Clarifications for the Curious:
-We may assume Jon is not still making his Chuck E. Cheese requests from yesterday, but making reservations at another restaurant for another date. The immediacy of placing the two strips next to each other might seem confusing, but Garfield tends to group running gags as close together as possible. This is not a technique utilized by many other strips, because it tends to draw attention to the format, and may indicate to the audience that the writer is idea-starved. Garfield, on the other hand, takes care to highlight its stock situations, which goes hand-in-hand with the strip's ongoing mission to provide variants on a narrow range of interests. This trait that does not go unappreciated by fans, as indicated by the nearly illiterate Wikipedia article (ugh) which attempts and fails to catalog these situations. The good news is that Jon is organizing another date, which means Liz wasn't put off by the robot mouse. Take that, Garfield!

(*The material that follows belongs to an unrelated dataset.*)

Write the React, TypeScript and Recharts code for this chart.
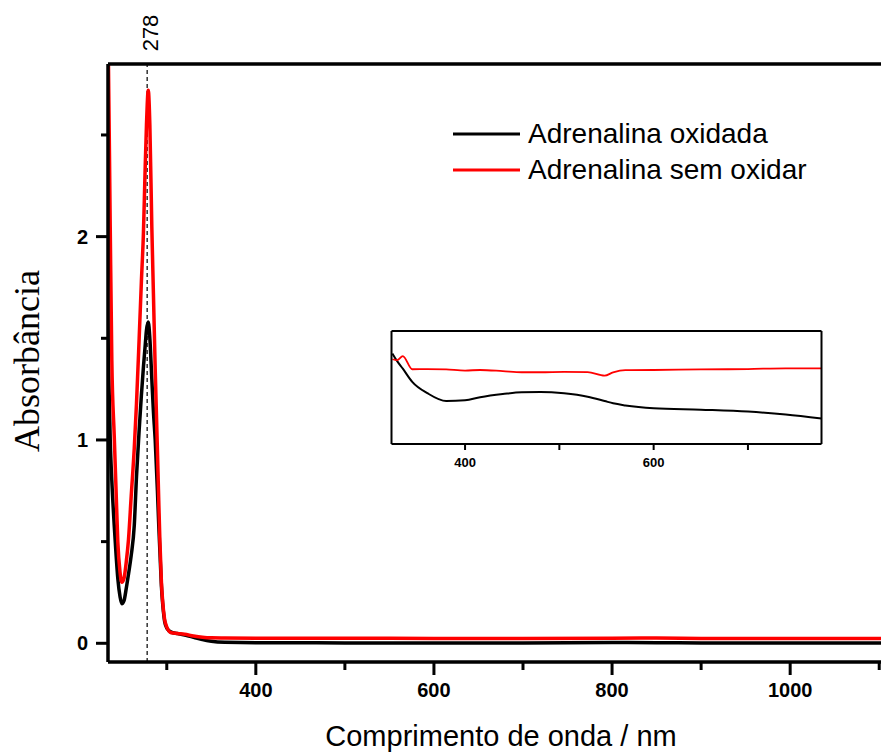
import { LineChart, Line, XAxis, YAxis, ReferenceLine, Legend } from 'recharts'

// main spectrum (nm vs absorbance)
const wavelengths = [
  233, 234.5, 236.5, 238.3, 241, 243, 245, 247.5, 249.5, 252, 254.5, 257, 260, 263.5, 266, 269, 271.5,
  273.8, 275.5, 277.2, 279.2, 281, 283.2, 285, 287, 289.5, 291, 292.3, 294, 295.5, 297.5, 300, 305, 312,
  320, 330, 340, 350, 365, 400, 450, 500, 600, 700, 800, 850, 900, 1000, 1050, 1102,
]
const oxidada = [
  1.8, 1.39, 1.0, 0.8, 0.58, 0.44, 0.32, 0.23, 0.195, 0.21, 0.27, 0.34, 0.43, 0.58, 0.82, 1.05, 1.22,
  1.36, 1.45, 1.54, 1.58, 1.5, 1.3, 1.14, 1.0, 0.75, 0.58, 0.45, 0.28, 0.19, 0.11, 0.075, 0.055, 0.048,
  0.04, 0.03, 0.018, 0.01, 0.005, 0.003, 0.003, 0.002, 0.002, 0.002, 0.004, 0.003, 0.002, 0.001, 0.001, 0.001,
]
const semOxidar = [
  3.2, 2.85, 2.05, 1.39, 1.02, 0.76, 0.5, 0.35, 0.3, 0.32, 0.4, 0.51, 0.72, 0.96, 1.18, 1.5, 1.78,
  2.02, 2.3, 2.55, 2.72, 2.55, 2.05, 1.72, 1.35, 0.95, 0.7, 0.5, 0.3, 0.2, 0.12, 0.08, 0.052, 0.048,
  0.044, 0.036, 0.03, 0.027, 0.026, 0.025, 0.025, 0.025, 0.024, 0.024, 0.025, 0.026, 0.024, 0.023, 0.024, 0.023,
]
const xTicks = [300, 400, 500, 600, 700, 800, 900, 1000, 1100]
const xLabels = [400, 600, 800, 1000]
const yTicks = [0, 0.5, 1, 1.5, 2, 2.5]
const yLabels = [0, 1, 2]
const peakMarker = 278

// inset (zoom of the visible region)
const insetWavelengths = [323, 328, 334, 344, 360, 380, 400, 416, 440, 460, 480, 505, 530, 548, 557, 570, 600, 650, 700, 740, 778]
const insetOxidada = [
  0.048, 0.044, 0.04, 0.033, 0.027, 0.0228, 0.0232, 0.0248, 0.0265, 0.0275, 0.0276, 0.0269, 0.0251,
  0.0228, 0.0216, 0.0205, 0.019, 0.0182, 0.0172, 0.0157, 0.0136,
]
const insetSemOxidar = [
  0.045, 0.0445, 0.0467, 0.0397, 0.0398, 0.0396, 0.039, 0.0393, 0.0387, 0.0381, 0.0381, 0.0383, 0.0382,
  0.0363, 0.038, 0.0392, 0.0393, 0.0396, 0.0398, 0.0402, 0.0402,
]
const insetTicks = [400, 500, 600, 700]
const insetLabels = [400, 600]

const data = wavelengths.map((w, i) => ({ w, oxidada: oxidada[i], semOxidar: semOxidar[i] }))
const insetData = insetWavelengths.map((w, i) => ({ w, oxidada: insetOxidada[i], semOxidar: insetSemOxidar[i] }))

const sans = "'Liberation Sans', Arial, sans-serif"
const serif = "'Liberation Serif', 'Times New Roman', serif"

function XTick({ x, y, payload }: any) {
  const major = xLabels.includes(payload.value)
  return (
    <g>
      <line x1={x} x2={x} y1={y} y2={y + (major ? 13 : 8)} stroke="#000" strokeWidth={3} />
      {major && (
        <text x={x} y={y + 35} textAnchor="middle" fontFamily={sans} fontWeight="bold" fontSize={20} fill="#000">
          {payload.value}
        </text>
      )}
    </g>
  )
}

function YTick({ x, y, payload }: any) {
  const major = yLabels.includes(payload.value)
  return (
    <g>
      <line x1={x - (major ? 12 : 7)} x2={x} y1={y} y2={y} stroke="#000" strokeWidth={3} />
      {major && (
        <text x={x - 20} y={y + 7} textAnchor="end" fontFamily={sans} fontWeight="bold" fontSize={20} fill="#000">
          {payload.value}
        </text>
      )}
    </g>
  )
}

function InsetTick({ x, y, payload }: any) {
  const major = insetLabels.includes(payload.value)
  return (
    <g>
      <line x1={x} x2={x} y1={y} y2={y + 6} stroke="#000" strokeWidth={2} />
      {major && (
        <text x={x} y={y + 23} textAnchor="middle" fontFamily={sans} fontWeight="bold" fontSize={13} fill="#000">
          {payload.value}
        </text>
      )}
    </g>
  )
}

function LegendContent({ payload }: any) {
  return (
    <div>
      {(payload || []).map((e: any) => (
        <div key={e.value} style={{ display: 'flex', alignItems: 'center', height: 36 }}>
          <svg width={67} height={6}>
            <line x1={0} x2={67} y1={3} y2={3} stroke={e.color} strokeWidth={3} />
          </svg>
          <span style={{ marginLeft: 8, fontFamily: sans, fontSize: 28, color: '#000', whiteSpace: 'nowrap' }}>{e.value}</span>
        </div>
      ))}
    </div>
  )
}

export default function App() {
  return (
    <div style={{ position: 'absolute', left: 0, top: 0, width: 881, height: 754, background: '#fff' }}>
      <LineChart width={881} height={754} data={data} margin={{ top: 63, right: 0, bottom: 91, left: 0 }}>
        <XAxis
          dataKey="w"
          type="number"
          domain={[234, 1102]}
          allowDataOverflow
          ticks={xTicks}
          interval={0}
          height={1}
          tickSize={0}
          tickMargin={0}
          tick={<XTick />}
          axisLine={{ stroke: '#000', strokeWidth: 3.5 }}
          tickLine={false}
          label={() => (
            <text x={501} y={746} textAnchor="middle" fontFamily={sans} fontSize={29} fill="#000">
              Comprimento de onda / nm
            </text>
          )}
        />
        <XAxis
          xAxisId="top"
          orientation="top"
          dataKey="w"
          type="number"
          domain={[234, 1102]}
          allowDataOverflow
          height={1}
          tick={false}
          tickLine={false}
          axisLine={{ stroke: '#000', strokeWidth: 3.5 }}
        />
        <YAxis
          type="number"
          domain={[-0.092, 2.849]}
          allowDataOverflow
          ticks={yTicks}
          interval={0}
          width={108}
          tickSize={0}
          tickMargin={0}
          tick={<YTick />}
          axisLine={{ stroke: '#000', strokeWidth: 3.5 }}
          tickLine={false}
          label={() => (
            <text
              transform="translate(39, 361) rotate(-90)"
              textAnchor="middle"
              fontFamily={serif}
              fontSize={36}
              fill="#000"
            >
              Absorbância
            </text>
          )}
        />
        <ReferenceLine
          x={peakMarker}
          stroke="#333"
          strokeWidth={1.5}
          strokeDasharray="4 3"
          label={(props: any) => (
            <text
              transform={`translate(${props.viewBox.x + 11}, 33) rotate(-90)`}
              textAnchor="middle"
              fontFamily={sans}
              fontSize={22}
              fill="#000"
            >
              {peakMarker}
            </text>
          )}
        />
        <Line
          dataKey="oxidada"
          name="Adrenalina oxidada"
          type="monotone"
          stroke="#000"
          strokeWidth={3.5}
          dot={false}
          isAnimationActive={false}
        />
        <Line
          dataKey="semOxidar"
          name="Adrenalina sem oxidar"
          type="monotone"
          stroke="#ff0000"
          strokeWidth={3.5}
          dot={false}
          isAnimationActive={false}
        />
        <Legend
          layout="vertical"
          align="center"
          verticalAlign="middle"
          content={<LegendContent />}
          wrapperStyle={{ position: 'absolute', left: 453, top: 116, width: 400, height: 80 }}
        />
      </LineChart>

      <div style={{ position: 'absolute', left: 380, top: 320 }}>
        <LineChart width={460} height={170} data={insetData} margin={{ top: 10, right: 17.5, bottom: 45, left: 0 }}>
          <XAxis
            dataKey="w"
            type="number"
            domain={[322, 778]}
            allowDataOverflow
            ticks={insetTicks}
            interval={0}
            height={1}
            tickSize={0}
            tickMargin={0}
            tick={<InsetTick />}
            tickLine={false}
            axisLine={{ stroke: '#000', strokeWidth: 2 }}
          />
          <XAxis
            xAxisId="top"
            orientation="top"
            dataKey="w"
            type="number"
            domain={[322, 778]}
            height={1}
            tick={false}
            tickLine={false}
            axisLine={{ stroke: '#000', strokeWidth: 2 }}
          />
          <YAxis
            type="number"
            domain={[0, 0.06]}
            allowDataOverflow
            width={11.5}
            tick={false}
            tickLine={false}
            axisLine={{ stroke: '#000', strokeWidth: 2 }}
          />
          <YAxis
            yAxisId="right"
            orientation="right"
            type="number"
            domain={[0, 0.06]}
            width={1}
            tick={false}
            tickLine={false}
            axisLine={{ stroke: '#000', strokeWidth: 2 }}
          />
          <Line dataKey="oxidada" type="monotone" stroke="#000" strokeWidth={2} dot={false} isAnimationActive={false} />
          <Line dataKey="semOxidar" type="monotone" stroke="#ff0000" strokeWidth={1.8} dot={false} isAnimationActive={false} />
        </LineChart>
      </div>
    </div>
  )
}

-The "juice harp" Jon speaks of is chicken-speak neologism for Jew's harp. Jew's harp is not an antisemetic term, as far as etymologists know, though all the dictionaries I consulted (and followed by the presumed experts at the Jew's Harp Guild website) are unsure about the derivation. I can't fault Garfield for the editor-pleasing, nonconfrontational choice, but the uncommon terminology does confuse the gag a little. Why not just say "jaw harp", which is equally wrong, but more recognizable?
In any case, forget the poor romantic substitution of a Jew's harp for a violin, and Jon's dismay at how weird the world is: the real joke is that Jon turns to his cat to help him decide if he should accept the proposal. Garfield, either hoping to sabotage the date, or figuring it's going to be an evening of idiocy anyway, silently nudges Jon toward disaster. Leave it to Garfield to find a way to turn affirmation into a way of being negative.